#### Exercise
Exactly the lines from the start of the data below through the line that contains "import * as" are to be copied, with pictures left out.

#### Information supplied

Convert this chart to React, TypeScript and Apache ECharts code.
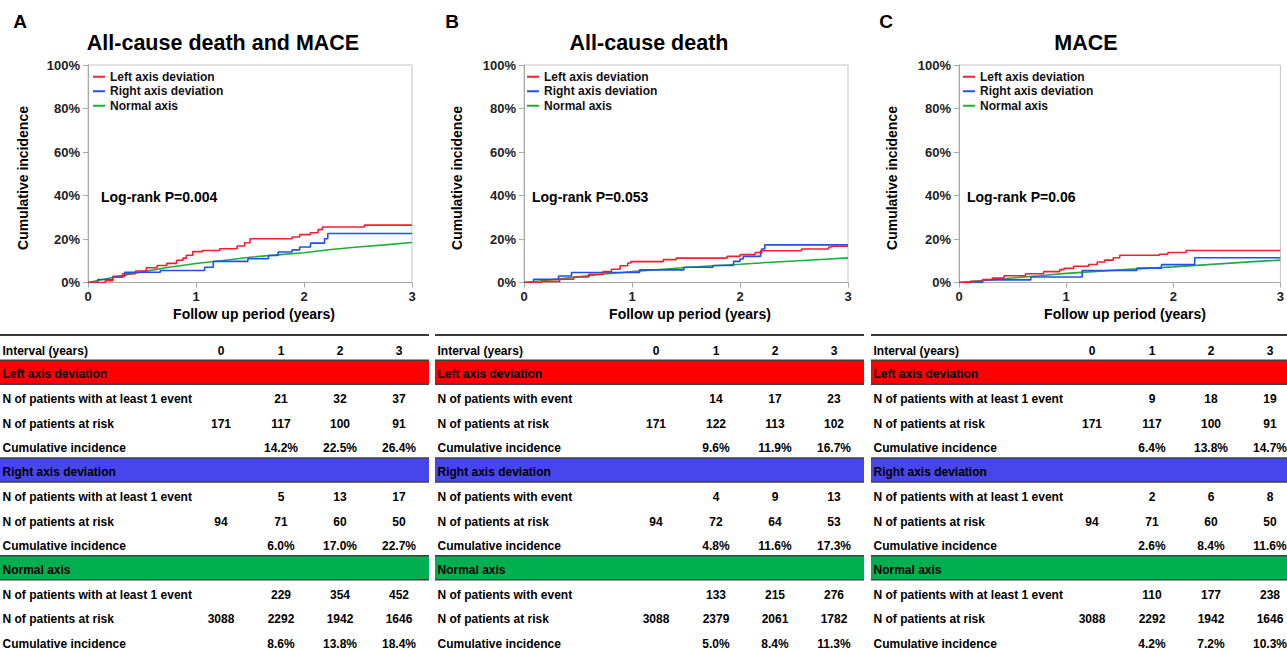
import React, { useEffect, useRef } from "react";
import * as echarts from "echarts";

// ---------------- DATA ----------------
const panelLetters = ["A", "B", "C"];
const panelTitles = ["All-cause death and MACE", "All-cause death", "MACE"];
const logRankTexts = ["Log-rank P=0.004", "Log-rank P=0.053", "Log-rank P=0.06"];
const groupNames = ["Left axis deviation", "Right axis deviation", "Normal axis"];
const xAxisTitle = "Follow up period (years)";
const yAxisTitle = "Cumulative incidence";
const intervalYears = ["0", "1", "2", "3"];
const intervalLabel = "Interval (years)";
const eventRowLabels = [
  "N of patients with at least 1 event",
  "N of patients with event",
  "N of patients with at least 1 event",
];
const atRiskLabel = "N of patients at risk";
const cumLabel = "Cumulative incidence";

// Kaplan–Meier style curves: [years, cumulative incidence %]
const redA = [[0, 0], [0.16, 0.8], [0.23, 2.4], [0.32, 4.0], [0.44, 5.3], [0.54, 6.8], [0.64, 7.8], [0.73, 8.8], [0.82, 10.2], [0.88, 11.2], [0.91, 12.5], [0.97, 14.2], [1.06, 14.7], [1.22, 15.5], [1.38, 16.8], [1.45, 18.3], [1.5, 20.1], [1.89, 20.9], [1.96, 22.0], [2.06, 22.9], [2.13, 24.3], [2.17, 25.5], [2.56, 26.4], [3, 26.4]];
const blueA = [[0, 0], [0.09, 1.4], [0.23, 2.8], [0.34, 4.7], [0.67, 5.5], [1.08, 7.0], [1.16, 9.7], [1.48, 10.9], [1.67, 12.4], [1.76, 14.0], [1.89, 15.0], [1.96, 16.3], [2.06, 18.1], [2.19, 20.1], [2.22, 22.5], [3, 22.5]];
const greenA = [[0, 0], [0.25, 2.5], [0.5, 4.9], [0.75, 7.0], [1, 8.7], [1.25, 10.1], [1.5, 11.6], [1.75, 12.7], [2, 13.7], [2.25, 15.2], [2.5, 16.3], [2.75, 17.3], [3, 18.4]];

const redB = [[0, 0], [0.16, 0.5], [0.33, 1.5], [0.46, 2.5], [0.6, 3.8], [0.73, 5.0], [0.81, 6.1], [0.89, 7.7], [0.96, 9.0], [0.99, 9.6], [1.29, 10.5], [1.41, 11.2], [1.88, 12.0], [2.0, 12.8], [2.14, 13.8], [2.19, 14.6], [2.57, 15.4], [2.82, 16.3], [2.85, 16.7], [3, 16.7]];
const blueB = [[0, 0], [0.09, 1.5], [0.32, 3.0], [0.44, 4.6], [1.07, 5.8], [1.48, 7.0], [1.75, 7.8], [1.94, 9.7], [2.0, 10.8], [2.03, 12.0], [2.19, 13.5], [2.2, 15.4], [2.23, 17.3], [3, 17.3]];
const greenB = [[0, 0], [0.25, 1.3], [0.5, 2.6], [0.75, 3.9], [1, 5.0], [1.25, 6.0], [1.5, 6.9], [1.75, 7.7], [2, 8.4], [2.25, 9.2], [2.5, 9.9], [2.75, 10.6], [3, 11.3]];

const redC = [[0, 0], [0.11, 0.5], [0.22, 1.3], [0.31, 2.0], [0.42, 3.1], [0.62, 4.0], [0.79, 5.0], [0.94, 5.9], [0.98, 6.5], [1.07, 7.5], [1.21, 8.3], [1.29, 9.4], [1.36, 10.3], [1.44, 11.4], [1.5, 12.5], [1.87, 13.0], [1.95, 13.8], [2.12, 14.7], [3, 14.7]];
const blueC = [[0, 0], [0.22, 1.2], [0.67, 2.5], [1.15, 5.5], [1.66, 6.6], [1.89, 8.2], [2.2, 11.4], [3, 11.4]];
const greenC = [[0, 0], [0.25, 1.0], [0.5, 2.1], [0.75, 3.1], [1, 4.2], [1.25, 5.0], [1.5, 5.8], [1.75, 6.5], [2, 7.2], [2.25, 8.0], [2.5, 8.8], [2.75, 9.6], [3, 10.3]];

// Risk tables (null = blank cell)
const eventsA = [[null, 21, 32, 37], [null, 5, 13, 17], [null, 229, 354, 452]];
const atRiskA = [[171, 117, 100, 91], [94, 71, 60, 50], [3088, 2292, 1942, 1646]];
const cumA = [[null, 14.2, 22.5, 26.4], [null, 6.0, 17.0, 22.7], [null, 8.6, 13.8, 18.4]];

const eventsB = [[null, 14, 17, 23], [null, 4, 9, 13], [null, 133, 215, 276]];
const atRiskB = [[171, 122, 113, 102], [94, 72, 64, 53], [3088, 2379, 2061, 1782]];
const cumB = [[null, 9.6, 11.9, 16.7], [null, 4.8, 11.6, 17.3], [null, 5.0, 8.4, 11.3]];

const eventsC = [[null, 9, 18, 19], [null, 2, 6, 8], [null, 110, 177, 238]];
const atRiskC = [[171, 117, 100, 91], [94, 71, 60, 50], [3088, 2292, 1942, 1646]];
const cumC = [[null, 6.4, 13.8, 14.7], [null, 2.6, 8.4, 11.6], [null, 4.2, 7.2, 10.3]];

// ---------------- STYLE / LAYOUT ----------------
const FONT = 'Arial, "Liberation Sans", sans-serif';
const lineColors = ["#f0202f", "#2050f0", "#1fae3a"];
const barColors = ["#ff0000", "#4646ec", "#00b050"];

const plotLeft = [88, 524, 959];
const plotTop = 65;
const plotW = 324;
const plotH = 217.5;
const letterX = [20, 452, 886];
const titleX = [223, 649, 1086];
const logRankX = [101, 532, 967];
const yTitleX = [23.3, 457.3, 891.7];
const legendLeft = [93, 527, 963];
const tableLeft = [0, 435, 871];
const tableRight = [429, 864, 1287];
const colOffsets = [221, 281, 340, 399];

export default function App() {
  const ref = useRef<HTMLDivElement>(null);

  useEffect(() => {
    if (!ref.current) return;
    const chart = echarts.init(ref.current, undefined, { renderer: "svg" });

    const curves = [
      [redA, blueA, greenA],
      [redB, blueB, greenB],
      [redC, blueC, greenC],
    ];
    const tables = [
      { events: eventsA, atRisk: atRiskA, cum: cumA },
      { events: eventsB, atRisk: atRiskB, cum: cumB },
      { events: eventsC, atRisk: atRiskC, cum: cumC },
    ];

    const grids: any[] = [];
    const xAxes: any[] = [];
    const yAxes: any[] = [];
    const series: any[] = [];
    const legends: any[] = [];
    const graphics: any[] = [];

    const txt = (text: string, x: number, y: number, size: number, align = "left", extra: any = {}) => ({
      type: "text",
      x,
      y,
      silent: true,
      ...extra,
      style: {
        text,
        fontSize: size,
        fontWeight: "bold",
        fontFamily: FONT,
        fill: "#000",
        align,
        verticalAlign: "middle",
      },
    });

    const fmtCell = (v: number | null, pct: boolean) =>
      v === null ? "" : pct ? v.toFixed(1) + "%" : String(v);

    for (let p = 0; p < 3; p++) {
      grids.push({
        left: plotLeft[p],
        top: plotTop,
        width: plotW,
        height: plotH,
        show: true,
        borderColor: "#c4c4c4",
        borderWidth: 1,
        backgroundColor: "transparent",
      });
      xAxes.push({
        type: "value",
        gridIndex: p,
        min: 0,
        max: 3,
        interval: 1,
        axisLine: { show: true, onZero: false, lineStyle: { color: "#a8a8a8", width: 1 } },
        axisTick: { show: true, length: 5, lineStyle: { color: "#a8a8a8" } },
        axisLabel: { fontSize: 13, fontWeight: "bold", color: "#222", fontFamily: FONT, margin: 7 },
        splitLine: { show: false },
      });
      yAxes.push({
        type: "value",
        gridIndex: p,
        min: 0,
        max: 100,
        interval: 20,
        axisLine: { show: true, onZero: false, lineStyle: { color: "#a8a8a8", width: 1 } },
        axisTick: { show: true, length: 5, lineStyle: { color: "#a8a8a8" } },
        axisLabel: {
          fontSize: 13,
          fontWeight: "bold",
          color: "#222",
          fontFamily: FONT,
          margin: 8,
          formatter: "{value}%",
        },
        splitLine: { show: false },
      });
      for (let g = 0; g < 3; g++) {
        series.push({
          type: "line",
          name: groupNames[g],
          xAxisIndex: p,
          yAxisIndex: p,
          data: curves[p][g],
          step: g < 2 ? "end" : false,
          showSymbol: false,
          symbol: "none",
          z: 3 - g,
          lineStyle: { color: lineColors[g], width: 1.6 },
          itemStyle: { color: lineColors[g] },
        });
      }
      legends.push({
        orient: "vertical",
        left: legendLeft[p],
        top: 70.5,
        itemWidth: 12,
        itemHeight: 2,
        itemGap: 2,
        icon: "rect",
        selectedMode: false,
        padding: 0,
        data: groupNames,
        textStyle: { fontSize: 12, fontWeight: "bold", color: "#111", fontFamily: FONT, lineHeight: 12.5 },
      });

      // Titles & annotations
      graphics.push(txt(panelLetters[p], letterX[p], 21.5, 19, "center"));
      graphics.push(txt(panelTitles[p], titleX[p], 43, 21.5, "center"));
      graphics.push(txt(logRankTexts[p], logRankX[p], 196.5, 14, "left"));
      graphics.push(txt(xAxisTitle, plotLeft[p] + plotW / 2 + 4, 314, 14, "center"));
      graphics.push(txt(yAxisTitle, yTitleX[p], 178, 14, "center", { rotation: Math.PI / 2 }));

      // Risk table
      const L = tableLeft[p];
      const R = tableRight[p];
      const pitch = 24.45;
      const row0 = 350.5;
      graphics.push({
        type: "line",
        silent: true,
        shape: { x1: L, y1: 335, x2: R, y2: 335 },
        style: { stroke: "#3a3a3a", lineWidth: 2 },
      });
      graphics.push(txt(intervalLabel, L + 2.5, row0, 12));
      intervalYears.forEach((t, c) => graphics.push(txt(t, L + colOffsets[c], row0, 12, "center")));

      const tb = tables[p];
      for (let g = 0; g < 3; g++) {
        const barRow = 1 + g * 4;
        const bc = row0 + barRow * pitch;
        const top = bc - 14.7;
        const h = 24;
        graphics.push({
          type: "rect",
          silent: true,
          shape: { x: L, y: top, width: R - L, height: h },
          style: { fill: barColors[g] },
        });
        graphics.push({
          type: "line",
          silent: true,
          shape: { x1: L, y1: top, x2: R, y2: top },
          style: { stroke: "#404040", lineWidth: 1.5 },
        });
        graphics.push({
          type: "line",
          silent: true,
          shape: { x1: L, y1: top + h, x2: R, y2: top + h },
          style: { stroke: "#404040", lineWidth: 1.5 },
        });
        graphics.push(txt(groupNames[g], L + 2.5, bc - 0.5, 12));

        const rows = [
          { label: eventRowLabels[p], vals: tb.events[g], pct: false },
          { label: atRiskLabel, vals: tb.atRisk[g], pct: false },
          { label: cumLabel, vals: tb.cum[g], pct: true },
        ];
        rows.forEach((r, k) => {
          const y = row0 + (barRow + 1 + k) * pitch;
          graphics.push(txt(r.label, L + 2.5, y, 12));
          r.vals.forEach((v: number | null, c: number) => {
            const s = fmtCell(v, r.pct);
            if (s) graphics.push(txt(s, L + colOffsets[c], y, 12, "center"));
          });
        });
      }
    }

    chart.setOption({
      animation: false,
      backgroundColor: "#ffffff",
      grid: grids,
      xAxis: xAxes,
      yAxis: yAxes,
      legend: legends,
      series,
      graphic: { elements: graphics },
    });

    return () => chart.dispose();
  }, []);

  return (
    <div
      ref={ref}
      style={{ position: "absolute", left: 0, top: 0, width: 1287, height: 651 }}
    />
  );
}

#### Response
Convert this chart to React, TypeScript and Apache ECharts code.
import React, { useEffect, useRef } from "react";
import * as echarts from "echarts";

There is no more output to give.